A reboot of The Toxic Avenger starring Peter Dinklage and Kevin Bacon is receiving a major promotional push tied to a charitable effort. Cineverse partnered with the nonprofit Undue Medical Debt to eliminate at least $5 million in medical debt for families, with an additional $1 million to be cleared for every additional million the film earns. Earlier promotions included collaborations with Liquid Death and the reintroduction of Moviefone's phone line. Marketing planners initially considered a stunt involving dancing janitors, but the team pivoted to a debt-relief initiative after a colleague suggested doing something beneficial for people.
The Toxic Avenger, the schlocktacular splatterfest from the 1980s, is slashing its way out of video store purgatory this week, with a reboot starring Peter Dinklage and Kevin Bacon-and an innovative marketing campaign. Hybrid studio-distributor Cineverse is hyping the film by working with the nonprofit Undue Medical Debt to wipe out at least $5 million in debt for families struggling to pay their medical bills. (The grand total may end up being much more as another $1 million in debt will be shredded for every million that Toxie takes in from theaters.)
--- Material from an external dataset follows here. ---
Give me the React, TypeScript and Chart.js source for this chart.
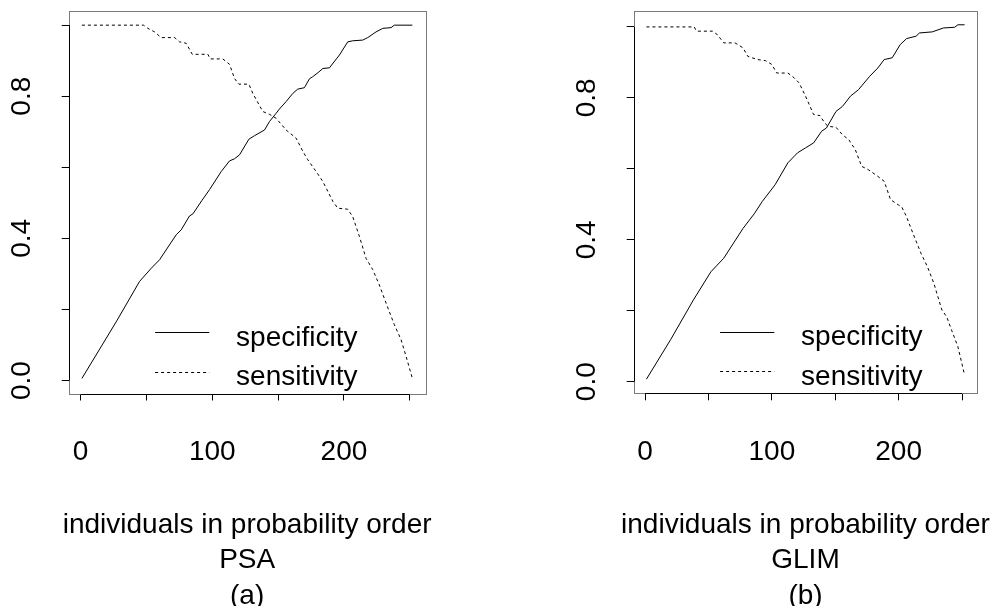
import React, { useEffect, useRef } from "react";
import { Chart, registerables } from "chart.js";

Chart.register(...registerables);

// ---------- data ----------
const psaSpecX = [1, 27, 44.8, 53.7, 60, 72.6, 76.4, 82.7, 85.3, 92, 97.9, 106.8, 113.1, 116.9, 120.7, 127.8, 132.1, 139.7, 143.5, 148.5, 151, 156.1, 161.2, 164.9, 170, 173.8, 176.3, 180.2, 184, 189, 196.6, 202.9, 206.7, 214.3, 218.1, 224.4, 229.5, 235.8, 238.3, 252];
const psaSpecY = [0.006, 0.165, 0.279, 0.316, 0.34, 0.41, 0.424, 0.463, 0.469, 0.506, 0.537, 0.588, 0.618, 0.624, 0.635, 0.679, 0.689, 0.705, 0.729, 0.752, 0.764, 0.785, 0.808, 0.82, 0.824, 0.849, 0.855, 0.866, 0.878, 0.88, 0.916, 0.953, 0.956, 0.958, 0.965, 0.981, 0.991, 0.993, 1.0, 1.0];

const psaSensX = [1, 47.8, 51.1, 56.2, 61.2, 71.4, 75.2, 80.2, 84.8, 96.7, 98.4, 108, 113.1, 116.9, 120.2, 127.8, 130.8, 138.4, 143.5, 148.5, 156.1, 163.7, 168.8, 172.6, 178.9, 184, 191.6, 195.3, 202.9, 206.7, 211.8, 216.8, 221.9, 226.9, 232, 238.3, 243.4, 247.2, 252];
const psaSensY = [1.0, 1.0, 0.991, 0.981, 0.965, 0.965, 0.953, 0.949, 0.918, 0.918, 0.905, 0.905, 0.89, 0.85, 0.834, 0.834, 0.808, 0.757, 0.749, 0.738, 0.705, 0.682, 0.645, 0.621, 0.588, 0.56, 0.504, 0.485, 0.482, 0.461, 0.405, 0.344, 0.312, 0.269, 0.218, 0.157, 0.115, 0.068, 0.006];

const glimSpecX = [1, 20, 38, 51.9, 62, 77.2, 86, 92.4, 102.5, 112.6, 120.2, 126.5, 132.9, 139.2, 143, 150.6, 155.7, 162, 168.3, 177.2, 183.5, 188.6, 194.9, 201.2, 206.2, 213.8, 216.4, 226.5, 235.3, 244.2, 246.7, 252];
const glimSpecY = [0.007, 0.118, 0.23, 0.31, 0.348, 0.432, 0.473, 0.508, 0.555, 0.617, 0.645, 0.659, 0.673, 0.706, 0.715, 0.762, 0.776, 0.805, 0.823, 0.861, 0.884, 0.908, 0.913, 0.95, 0.967, 0.974, 0.983, 0.986, 0.997, 0.999, 1.006, 1.006];

const glimSensX = [1, 38.7, 40.5, 53.1, 57, 62, 70.9, 77.2, 81, 88.6, 94.9, 100, 103.8, 112.6, 117.7, 121.5, 126.5, 132.9, 137.9, 141.7, 144.3, 150.6, 155.7, 160.7, 165.8, 170.8, 175.9, 183.5, 188.6, 193.6, 199.9, 202.4, 206.2, 211.3, 217.6, 222.7, 227.8, 234.1, 237.9, 241.7, 246.7, 252];
const glimSensY = [1.0, 1.0, 0.988, 0.988, 0.978, 0.955, 0.955, 0.941, 0.917, 0.908, 0.905, 0.894, 0.87, 0.87, 0.856, 0.842, 0.805, 0.753, 0.75, 0.729, 0.72, 0.717, 0.696, 0.682, 0.654, 0.607, 0.598, 0.579, 0.565, 0.513, 0.498, 0.493, 0.465, 0.418, 0.362, 0.324, 0.277, 0.202, 0.183, 0.146, 0.099, 0.019];

const xTickValues = [0, 50, 100, 150, 200, 250];
const xLabelValues = [0, 100, 200];
const xTickLabels = ["0", "100", "200"];
const yLabelValues = [0, 0.4, 0.8];
const yTickLabels = ["0.0", "0.4", "0.8"];
const seriesNames = ["specificity", "sensitivity"];
const captionA = ["individuals in probability order", "PSA", "(a)"];
const captionB = ["individuals in probability order", "GLIM", "(b)"];

const FONT = '"Liberation Sans", Arial, Helvetica, sans-serif';

function pts(xs: number[], ys: number[]) {
  return xs.map((x, i) => ({ x, y: ys[i] }));
}

function decorPlugin(caption: string[]) {
  return {
    id: "rdecor",
    afterDraw(chart: any) {
      const { ctx, chartArea: a, scales } = chart;
      const xs = scales.x;
      const ys = scales.y;
      ctx.save();
      // box
      const L = Math.round(a.left);
      const R = Math.round(a.right);
      const T = Math.round(a.top);
      const B = Math.round(a.bottom);
      ctx.strokeStyle = "#7a7a7a";
      ctx.lineWidth = 1;
      ctx.setLineDash([]);
      ctx.strokeRect(L + 0.5, T + 0.5, R - L, B - T);
      // axis lines spanning the ticks
      ctx.strokeStyle = "#000";
      ctx.beginPath();
      ctx.moveTo(xs.getPixelForValue(xTickValues[0]), B + 0.5);
      ctx.lineTo(xs.getPixelForValue(xTickValues[xTickValues.length - 1]), B + 0.5);
      ctx.moveTo(L + 0.5, ys.getPixelForValue(0));
      ctx.lineTo(L + 0.5, ys.getPixelForValue(1));
      ctx.stroke();
      // rotated y labels
      ctx.fillStyle = "#000";
      ctx.font = `28px ${FONT}`;
      ctx.textAlign = "center";
      ctx.textBaseline = "middle";
      yLabelValues.forEach((v, i) => {
        ctx.save();
        ctx.translate(a.left - 46.2, ys.getPixelForValue(v));
        ctx.rotate(-Math.PI / 2);
        ctx.fillText(yTickLabels[i], 0, 0);
        ctx.restore();
      });
      // legend
      const lx1 = a.left + 86.4;
      const lx2 = a.left + 140.6;
      const ly = [a.bottom - 61.5, a.bottom - 22];
      ctx.lineWidth = 1;
      ctx.strokeStyle = "#000";
      [[], [3, 3]].forEach((dash, i) => {
        ctx.setLineDash(dash);
        ctx.beginPath();
        ctx.moveTo(lx1, Math.round(ly[i]) + 0.5);
        ctx.lineTo(lx2, Math.round(ly[i]) + 0.5);
        ctx.stroke();
      });
      ctx.setLineDash([]);
      ctx.textAlign = "left";
      ctx.textBaseline = "alphabetic";
      seriesNames.forEach((n, i) => {
        ctx.fillText(n, a.left + 167.4, ly[i] + 13.6);
      });
      // caption
      ctx.textAlign = "center";
      const cx = (a.left + a.right) / 2;
      const base = [532.7, 568.3, 604];
      caption.forEach((t, i) => ctx.fillText(t, cx, base[i]));
      ctx.restore();
    },
  };
}

function makeChart(
  canvas: HTMLCanvasElement,
  specX: number[],
  specY: number[],
  sensX: number[],
  sensY: number[],
  yMin: number,
  yMax: number,
  padRight: number,
  bottomPx: number,
  caption: string[]
) {
  return new Chart(canvas, {
    type: "line",
    data: {
      datasets: [
        {
          label: seriesNames[0],
          data: pts(specX, specY),
          borderColor: "#000",
          borderWidth: 1,
          pointRadius: 0,
          tension: 0,
          fill: false,
        },
        {
          label: seriesNames[1],
          data: pts(sensX, sensY),
          borderColor: "#000",
          borderWidth: 1,
          borderDash: [3, 3],
          pointRadius: 0,
          tension: 0,
          fill: false,
        },
      ],
    },
    options: {
      animation: false,
      responsive: false,
      events: [],
      layout: { padding: { left: 0, top: 11.3, right: padRight, bottom: 0 } },
      plugins: { legend: { display: false }, tooltip: { enabled: false }, title: { display: false } },
      scales: {
        x: {
          type: "linear",
          min: -9.04,
          max: 262.04,
          afterFit: (s: any) => {
            s.height = 606 - bottomPx;
          },
          afterBuildTicks: (s: any) => {
            s.ticks = xTickValues.map((v) => ({ value: v }));
          },
          border: { display: false },
          grid: { drawOnChartArea: false, drawTicks: true, tickLength: 7, color: "#000", lineWidth: 1 },
          ticks: {
            autoSkip: false,
            maxRotation: 0,
            minRotation: 0,
            padding: 34.7,
            color: "#000",
            font: { family: FONT, size: 28, lineHeight: 1.2 },
            callback: (v: any) => {
              const i = xLabelValues.indexOf(Number(v));
              return i >= 0 ? xTickLabels[i] : "";
            },
          },
        },
        y: {
          type: "linear",
          min: yMin,
          max: yMax,
          afterFit: (s: any) => {
            s.width = 68.7;
          },
          afterBuildTicks: (s: any) => {
            s.ticks = [0, 0.2, 0.4, 0.6, 0.8, 1.0].map((v) => ({ value: v }));
          },
          border: { display: false },
          grid: { drawOnChartArea: false, drawTicks: true, tickLength: 7, color: "#000", lineWidth: 1 },
          ticks: { display: false },
        },
      },
    },
    plugins: [decorPlugin(caption)],
  } as any);
}

export default function App() {
  const refA = useRef<HTMLCanvasElement>(null);
  const refB = useRef<HTMLCanvasElement>(null);

  useEffect(() => {
    const a = makeChart(refA.current!, psaSpecX, psaSpecY, psaSensX, psaSensY, -0.0365, 1.039, 139.4, 393.5, captionA);
    const b = makeChart(refB.current!, glimSpecX, glimSpecY, glimSensX, glimSensY, -0.0327, 1.044, 6, 393.3, captionB);
    return () => {
      a.destroy();
      b.destroy();
    };
  }, []);

  return (
    <div style={{ position: "fixed", left: 0, top: 0, width: 997, height: 606, overflow: "hidden", background: "#fff" }}>
      <canvas ref={refA} width={565} height={606} style={{ position: "absolute", left: 0, top: 0 }} />
      <canvas ref={refB} width={432} height={606} style={{ position: "absolute", left: 565, top: 0 }} />
    </div>
  );
}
However, when the time came to put together the final push in the days before the movie's August 29 release date, Cineverse's marketing team had originally considered moving in a much different direction than where they ended up. "We were brainstorming stunts and I was leaning toward what we were calling a 'mop flash' with dancing janitors," Lauren McCarthy, SVP of marketing at Cineverse, tells Fast Company. That concept was rooted in the fact that Dinklage's titular character starts the movie working as a janitor. (The original 1984 film, from unapologetically trashy studio Troma, also centered around a custodian.) While flash mobs have previously helped promote movies like 2018's Mamma Mia: Here We Go Again -and while it's quite easy to imagine gyrating janitors making some kind of a splash online-the idea met with a bit of hesitancy in the room. "Someone on my very smart team said, 'Um, let's maybe do something good for the world instead,'" McCarthy recalls. "And when this idea came up, we pivoted right away."